## Supplied data
(begin)
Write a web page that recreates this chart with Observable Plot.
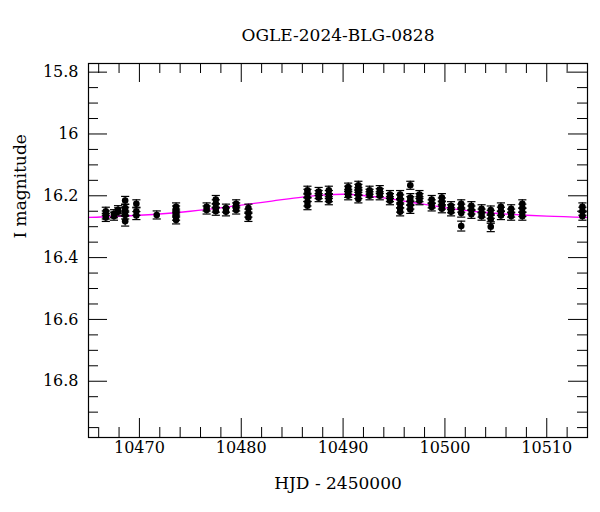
<!DOCTYPE html>
<html><head><meta charset="utf-8">
<script src="https://cdn.jsdelivr.net/npm/d3@7"></script>
<script src="https://cdn.jsdelivr.net/npm/@observablehq/plot@0.6"></script>
<style>body{margin:0;background:#fff} #chart svg{font-family:"DejaVu Serif",serif;background:#fff}</style>
</head><body><div id="chart"></div>
<script>
const title = "OGLE-2024-BLG-0828";
const xLabel = "HJD - 2450000";
const yLabel = "I magnitude";
const xTicks = [10470, 10480, 10490, 10500, 10510];
const yTicks = [15.8, 16, 16.2, 16.4, 16.6, 16.8];
const xDomain = [10465, 10514];
const yDomain = [15.772, 16.982];

const obsDay = [
  10466.7,10466.7,10466.7, 10467.5,10467.5, 10467.9,10467.9,
  10468.6,10468.6,10468.6,10468.6,10468.6, 10469.7,10469.7,10469.7,
  10471.7, 10473.6,10473.6,10473.6,10473.6,10473.6,
  10476.6,10476.6, 10477.5,10477.5,10477.5,10477.5, 10478.5,10478.5,
  10479.5,10479.5,10479.5, 10480.7,10480.7,10480.7,
  10486.5,10486.5,10486.5,10486.5,10486.5, 10487.6,10487.6,10487.6,
  10488.6,10488.6,10488.6,10488.6, 10490.5,10490.5,10490.5,10490.5,
  10491.5,10491.5,10491.5,10491.5,10491.5, 10492.6,10492.6,10492.6,
  10493.6,10493.6,10493.6, 10494.6,10494.6,10494.6,
  10495.6,10495.6,10495.6,10495.6,10495.6, 10496.6,10496.6,10496.6,10496.6,10496.6,
  10497.5,10497.5,10497.5, 10498.7,10498.7,10498.7, 10499.7,10499.7,10499.7,10499.7,
  10500.6,10500.6,10500.6, 10501.6,10501.6,10501.6,10501.6, 10502.6,10502.6,10502.6,
  10503.6,10503.6,10503.6, 10504.5,10504.5,10504.5,10504.5, 10505.5,10505.5,10505.5,
  10506.5,10506.5,10506.5, 10507.6,10507.6,10507.6,10507.6, 10513.5,10513.5,10513.5
];
const obsMag = [
  16.250,16.262,16.270, 16.258,16.266, 16.245,16.252,
  16.215,16.240,16.250,16.262,16.282, 16.226,16.250,16.264,
  16.262, 16.236,16.246,16.256,16.266,16.278,
  16.236,16.246, 16.212,16.226,16.240,16.250, 16.240,16.252,
  16.226,16.236,16.246, 16.240,16.256,16.270,
  16.182,16.192,16.205,16.220,16.232, 16.186,16.196,16.206,
  16.182,16.196,16.206,16.216, 16.172,16.182,16.192,16.200,
  16.166,16.176,16.186,16.196,16.210, 16.182,16.192,16.200,
  16.180,16.190,16.200, 16.196,16.206,16.216,
  16.196,16.210,16.226,16.240,16.252, 16.166,16.206,16.216,16.230,16.244,
  16.196,16.206,16.216, 16.212,16.226,16.236, 16.206,16.220,16.230,16.242,
  16.232,16.242,16.252, 16.226,16.240,16.256,16.298, 16.232,16.246,16.260,
  16.242,16.256,16.266, 16.246,16.260,16.276,16.300, 16.236,16.250,16.264,
  16.242,16.256,16.266, 16.226,16.240,16.254,16.266, 16.236,16.250,16.266
];
const obsErr = obsMag.map(m => (m > 16.28 ? 0.016 : 0.013));

const modelDay = [10465, 10470, 10475, 10480, 10483, 10486, 10488, 10490, 10492, 10494, 10496, 10498, 10500, 10502, 10504, 10506, 10508, 10510, 10514];
const modelMag = [16.270, 16.263, 16.250, 16.230, 16.217, 16.204, 16.198, 16.195, 16.199, 16.207, 16.217, 16.228, 16.238, 16.247, 16.254, 16.259, 16.263, 16.266, 16.270];

const obs = obsDay.map((t, i) => ({t, m: obsMag[i], e: obsErr[i]}));
const model = modelDay.map((t, i) => ({t, m: modelMag[i]}));

const width = 600, height = 512;
const mT = 63, mR = 13, mB = 75, mL = 88;
const FW = width - mL - mR, FH = height - mT - mB;
const major = 19, minor = 10;
const minorX = d3.range(10466, 10515, 2).filter(d => d % 10 !== 0);
const minorY = d3.range(0, 24).map(i => Math.round((15.8 + i * 0.05) * 100) / 100).filter(v => Math.round(v * 100) % 20 !== 0);
const fs = 16;

const chart = Plot.plot({
  width, height,
  marginTop: mT, marginRight: mR, marginBottom: mB, marginLeft: mL,
  style: {fontFamily: "DejaVu Serif, serif", fontSize: fs + "px", color: "black", background: "white"},
  x: {domain: xDomain},
  y: {domain: yDomain, reverse: true},
  marks: [
    Plot.axisX({ticks: xTicks, tickSize: 0, tickPadding: 4, tickFormat: d => String(d), label: null, fontSize: fs}),
    Plot.axisY({ticks: yTicks, tickSize: 0, tickPadding: 10, tickFormat: d => String(d), label: null, fontSize: fs}),
    Plot.tickX(xTicks, {x: d => d, insetTop: FH - major, stroke: "black"}),
    Plot.tickX(xTicks, {x: d => d, insetBottom: FH - major, stroke: "black"}),
    Plot.tickX(minorX, {x: d => d, insetTop: FH - minor, stroke: "black"}),
    Plot.tickX(minorX, {x: d => d, insetBottom: FH - minor, stroke: "black"}),
    Plot.tickY(yTicks, {y: d => d, insetRight: FW - major, stroke: "black"}),
    Plot.tickY(yTicks, {y: d => d, insetLeft: FW - major, stroke: "black"}),
    Plot.tickY(minorY, {y: d => d, insetRight: FW - minor, stroke: "black"}),
    Plot.tickY(minorY, {y: d => d, insetLeft: FW - minor, stroke: "black"}),
    Plot.line(model, {x: "t", y: "m", stroke: "#ff00ff", strokeWidth: 1.3, curve: "monotone-x", clip: true}),
    Plot.ruleX(obs, {x: "t", y1: d => d.m - d.e, y2: d => d.m + d.e, stroke: "black", strokeWidth: 1.2, clip: true}),
    Plot.link(obs, {x1: d => d.t - 0.4, x2: d => d.t + 0.4, y1: d => d.m - d.e, y2: d => d.m - d.e, stroke: "black", strokeWidth: 1.2, clip: true}),
    Plot.link(obs, {x1: d => d.t - 0.4, x2: d => d.t + 0.4, y1: d => d.m + d.e, y2: d => d.m + d.e, stroke: "black", strokeWidth: 1.2, clip: true}),
    Plot.dot(obs, {x: "t", y: "m", r: 3.3, fill: "black", stroke: "none", clip: true}),
    Plot.frame({stroke: "black", strokeWidth: 1.2}),
    Plot.text([title], {frameAnchor: "top", dy: -23, lineAnchor: "bottom", fontSize: 17, fill: "black"}),
    Plot.text([xLabel], {frameAnchor: "bottom", dy: 51, lineAnchor: "bottom", fontSize: 17, fill: "black"}),
    Plot.text([yLabel], {frameAnchor: "left", rotate: -90, dx: -68, dy: -12, fontSize: 17, fill: "black"})
  ]
});
document.getElementById("chart").appendChild(chart);
</script>
</body></html>
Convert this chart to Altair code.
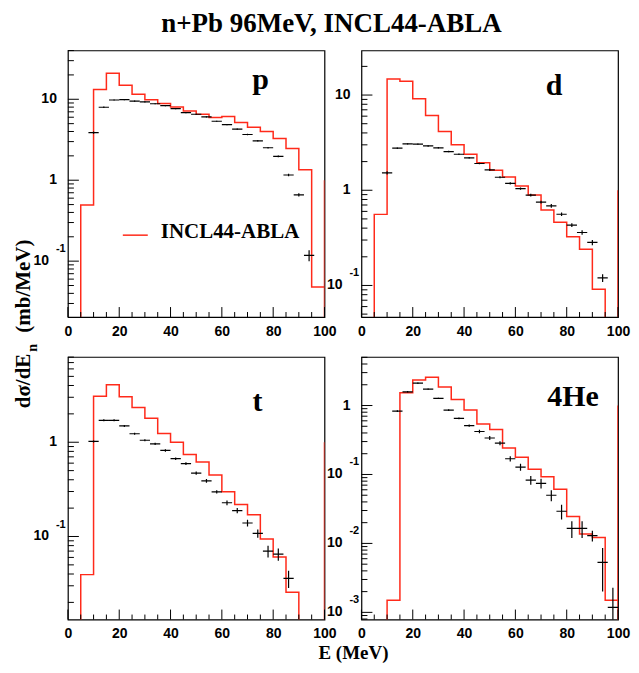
import math
import altair as alt
import pandas as pd

# ---------------- data ----------------
BIN_LO = [0, 5, 10, 15, 20, 25, 30, 35, 40, 45, 50, 55, 60, 65, 70, 75, 80, 85, 90, 95]
BIN_W = 5
EDGE_LEVEL = 1.0          # red segment drawn at E = 100

# INCL44-ABLA histograms (mb/MeV), 5 MeV bins
p_model = [0, 0.494, 13.2, 20.9, 14.9, 11.5, 9.9, 8.84, 8.04, 7.18, 6.53, 5.94, 6.12, 5.16, 4.52, 4.00, 3.28, 2.47, 1.35, 0.048]
d_model = [0, 0.558, 14.7, 14.0, 9.15, 6.08, 4.13, 3.0, 2.39, 1.94, 1.62, 1.38, 1.11, 0.89, 0.62, 0.46, 0.325, 0.24, 0.091, 0]
t_model = [0, 0.0394, 3.07, 4.07, 3.03, 2.34, 1.80, 1.24, 1.0, 0.743, 0.618, 0.449, 0.298, 0.218, 0.170, 0.094, 0.0607, 0.0256, 0, 0]
he_model = [0, 0, 0.0015, 1.53, 2.35, 2.57, 1.85, 1.22, 0.858, 0.541, 0.449, 0.243, 0.177, 0.119, 0.0928, 0.0611, 0.0245, 0.0137, 0.0122, 0.0015]

# experimental points
p_x = [10, 14, 18, 22, 26, 30, 34, 38, 42, 46, 50, 54, 58, 62, 66, 70, 74, 78, 82, 86, 90, 94]
p_y = [3.88, 7.97, 9.8, 9.9, 9.5, 9.3, 8.8, 8.35, 7.67, 6.85, 6.53, 6.05, 5.35, 4.87, 4.27, 3.67, 3.07, 2.52, 1.97, 1.16, 0.66, 0.118]
p_e = [0.12, 0.15, 0.15, 0.15, 0.15, 0.15, 0.14, 0.13, 0.12, 0.11, 0.11, 0.10, 0.09, 0.09, 0.08, 0.08, 0.07, 0.06, 0.05, 0.04, 0.03, 0.018]

d_x = [10, 14, 18, 22, 26, 30, 34, 38, 42, 46, 50, 54, 58, 62, 66, 70, 74, 78, 82, 86, 90, 94]
d_y = [1.52, 2.77, 3.07, 3.05, 2.92, 2.79, 2.55, 2.39, 2.19, 1.91, 1.64, 1.37, 1.18, 1.04, 0.89, 0.75, 0.685, 0.56, 0.43, 0.36, 0.283, 0.12]
d_e = [0.06, 0.05, 0.05, 0.05, 0.05, 0.05, 0.05, 0.04, 0.04, 0.04, 0.04, 0.03, 0.03, 0.03, 0.03, 0.025, 0.03, 0.025, 0.02, 0.02, 0.018, 0.011]

t_x = [10, 14, 18, 22, 26, 30, 34, 38, 42, 46, 50, 54, 58, 62, 66, 70, 74, 78, 82, 86]
t_y = [1.02, 1.71, 1.71, 1.49, 1.23, 1.05, 0.96, 0.818, 0.67, 0.594, 0.47, 0.39, 0.298, 0.228, 0.188, 0.139, 0.108, 0.070, 0.0649, 0.0359]
t_e = [0.025, 0.04, 0.04, 0.035, 0.03, 0.025, 0.025, 0.025, 0.02, 0.02, 0.018, 0.018, 0.012, 0.013, 0.012, 0.0115, 0.011, 0.01, 0.0095, 0.0075]

he_x = [14, 18, 22, 26, 30, 34, 38, 42, 46, 50, 54, 58, 62, 66, 70, 74, 78, 82, 86, 90, 94, 98]
he_y = [0.83, 1.58, 2.11, 1.73, 1.27, 0.858, 0.652, 0.512, 0.42, 0.338, 0.284, 0.169, 0.128, 0.083, 0.0745, 0.05, 0.0293, 0.0165, 0.0165, 0.013, 0.0053, 0.00118]
he_e = [0.027, 0.04, 0.05, 0.04, 0.03, 0.025, 0.02, 0.02, 0.024, 0.023, 0.019, 0.015, 0.015, 0.012, 0.012, 0.009, 0.007, 0.0045, 0.0045, 0.0023, 0.0033, 0.0011]

# axes
X_MAJOR = [0, 20, 40, 60, 80, 100]
X_MINOR = [5, 10, 15, 25, 30, 35, 45, 50, 55, 65, 70, 75, 85, 90, 95]
p_dom = [0.0204, 40.1]
d_dom = [0.0466, 29.4]
t_dom = [0.01315, 8.03]
he_dom = [0.000787, 5.06]
p_labels = [10, 1, 0.1]
d_labels = [10, 1, 0.1]
t_labels = [1, 0.1]
he_labels = [1, 0.1, 0.01, 0.001]

TITLE = "n+Pb 96MeV, INCL44-ABLA"
LEGEND = "INCL44-ABLA"

RED = "#ff2a1a"
SERIF = "Liberation Serif"
SANS = "Liberation Sans"
W = 257
H_TOP = 267
H_BOT = 263

xaxis = alt.Axis(values=X_MAJOR, format="d", labelFont=SANS, labelFontWeight="bold",
                 labelFontSize=14, labelColor="black", ticks=False, tickSize=0,
                 domain=False, grid=False, labelPadding=7, title=None,
                 labelFlush=False, labelOverlap=False)


def one():
    return pd.DataFrame({"a": [0]})


def text_layer(txt, x, y, size, font=SERIF, weight="bold", align="left",
               baseline="alphabetic", angle=0, color="black"):
    kw = dict(text=txt, font=font, fontWeight=weight, fontSize=size, align=align,
              baseline=baseline, color=color)
    if angle:
        kw["angle"] = angle
    return alt.Chart(one()).mark_text(**kw).encode(x=alt.value(x), y=alt.value(y))


def make_panel(model, ex, ey, ee, dom, H, labels, tag, tag_x, tag_y, extras):
    ymin, ymax = dom
    below = ymin * 0.5
    xs = alt.Scale(domain=[0, 100], nice=False, zero=False)
    ys = alt.Scale(type="log", domain=[ymin, ymax], nice=False)

    rows = []

    def add(x, y):
        rows.append({"x": x, "y": y, "o": len(rows)})

    add(0, below)
    for lo, v in zip(BIN_LO, model):
        vv = v if v > 0 else below
        add(lo, vv)
        add(lo + BIN_W, vv)
    add(100, below)
    add(100, EDGE_LEVEL)

    step = alt.Chart(pd.DataFrame(rows)).mark_line(
        color=RED, strokeWidth=1.5, clip=True, interpolate="linear").encode(
        x=alt.X("x:Q", scale=xs, axis=xaxis),
        y=alt.Y("y:Q", scale=ys, axis=None),
        order="o:Q")

    df = pd.DataFrame({"x": ex, "y": ey, "e": ee})
    df["xl"] = df["x"] - 2
    df["xh"] = df["x"] + 2
    df["yl"] = (df["y"] - df["e"]).clip(lower=ymin * 0.05)
    df["yh"] = df["y"] + df["e"]

    hbar = alt.Chart(df).mark_rule(color="black", strokeWidth=1.2, clip=True).encode(
        x=alt.X("xl:Q", scale=xs, axis=xaxis), x2="xh:Q",
        y=alt.Y("y:Q", scale=ys, axis=None))
    vbar = alt.Chart(df).mark_rule(color="black", strokeWidth=1.2, clip=True).encode(
        x=alt.X("x:Q", scale=xs, axis=xaxis),
        y=alt.Y("yl:Q", scale=ys, axis=None), y2="yh:Q")

    # inside ticks
    xmaj = alt.Chart(pd.DataFrame({"t": X_MAJOR})).mark_rule(color="black", strokeWidth=1).encode(
        x=alt.X("t:Q", scale=xs, axis=xaxis), y=alt.value(H), y2=alt.value(H - 10))
    xmin = alt.Chart(pd.DataFrame({"t": X_MINOR})).mark_rule(color="black", strokeWidth=1).encode(
        x=alt.X("t:Q", scale=xs, axis=xaxis), y=alt.value(H), y2=alt.value(H - 5))
    majors = [10.0 ** k for k in range(-4, 3) if ymin <= 10.0 ** k <= ymax]
    minors = [m * 10.0 ** k for k in range(-4, 3) for m in range(2, 10)
              if ymin <= m * 10.0 ** k <= ymax]
    ymaj = alt.Chart(pd.DataFrame({"t": majors})).mark_rule(color="black", strokeWidth=1).encode(
        y=alt.Y("t:Q", scale=ys, axis=None), x=alt.value(0), x2=alt.value(11))
    ymin_r = alt.Chart(pd.DataFrame({"t": minors})).mark_rule(color="black", strokeWidth=1).encode(
        y=alt.Y("t:Q", scale=ys, axis=None), x=alt.value(0), x2=alt.value(6))

    plain = pd.DataFrame({"v": [v for v in labels if v >= 1],
                          "s": [str(int(round(v))) for v in labels if v >= 1]})
    expo = pd.DataFrame({"v": [v for v in labels if v < 1],
                         "s": ["10" for v in labels if v < 1],
                         "k": [str(int(round(math.log10(v)))) for v in labels if v < 1]})
    lab_plain = alt.Chart(plain).mark_text(font=SANS, fontWeight="bold", fontSize=14,
                                           align="right", baseline="middle", color="black").encode(
        y=alt.Y("v:Q", scale=ys, axis=None), x=alt.value(-11), text="s:N")
    lab_base = alt.Chart(expo).mark_text(font=SANS, fontWeight="bold", fontSize=14,
                                         align="right", baseline="middle", color="black").encode(
        y=alt.Y("v:Q", scale=ys, axis=None), x=alt.value(-19), text="s:N")
    lab_exp = alt.Chart(expo).mark_text(font=SANS, fontWeight="bold", fontSize=11, dy=-12,
                                        align="left", baseline="middle", color="black").encode(
        y=alt.Y("v:Q", scale=ys, axis=None), x=alt.value(-12), text="k:N")

    tag_t = text_layer(tag, tag_x, tag_y, 30, align="center")

    layers = [step, hbar, vbar, xmaj, xmin, ymaj, ymin_r, lab_plain, lab_base, lab_exp, tag_t] + extras
    return alt.layer(*layers).properties(width=W, height=H)


# extras for panel p: anchor, title, legend, y title
anchor = alt.Chart(one()).mark_rect(opacity=0).encode(
    x=alt.value(-59), x2=alt.value(-58), y=alt.value(-41), y2=alt.value(-40))
title_t = text_layer(TITLE, 264, -18, 27, align="center")
leg_line = alt.Chart(one()).mark_rule(color=RED, strokeWidth=1.5).encode(
    x=alt.value(55), x2=alt.value(80), y=alt.value(185))
leg_text = text_layer(LEGEND, 93, 188, 21)
ytitle_a = text_layer("dσ/dE", -44, 331, 21, align="center", baseline="middle", angle=270)
ytitle_b = text_layer("n", -35, 298, 14, align="center", baseline="middle", angle=270)
ytitle_c = text_layer("(mb/MeV)", -44, 236, 21, align="center", baseline="middle", angle=270)

p_panel = make_panel(p_model, p_x, p_y, p_e, p_dom, H_TOP, p_labels, "p", 193, 39,
                     [anchor, title_t, leg_line, leg_text, ytitle_a, ytitle_b, ytitle_c])
d_panel = make_panel(d_model, d_x, d_y, d_e, d_dom, H_TOP, d_labels, "d", 193, 45, [])
xtitle = text_layer("E (MeV)", 286, H_BOT + 40, 19, align="center")
t_panel = make_panel(t_model, t_x, t_y, t_e, t_dom, H_BOT, t_labels, "t", 190, 54, [xtitle])
he_panel = make_panel(he_model, he_x, he_y, he_e, he_dom, H_BOT, he_labels, "4He", 212, 49, [])

chart = alt.concat(p_panel, d_panel, t_panel, he_panel, columns=2,
                   spacing={"row": 40, "column": 37}, bounds="flush").properties(
    padding={"left": 0, "top": 0, "right": 0, "bottom": 0}
).configure_view(stroke="black", strokeWidth=1.2)

chart.save("out.html", embed_options={"renderer": "svg", "actions": False})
(end)
## Stated task
Display every line of the listing that contains the string "this".

## Exercise response
Write a web page that recreates this chart with Observable Plot.
Convert this chart to Altair code.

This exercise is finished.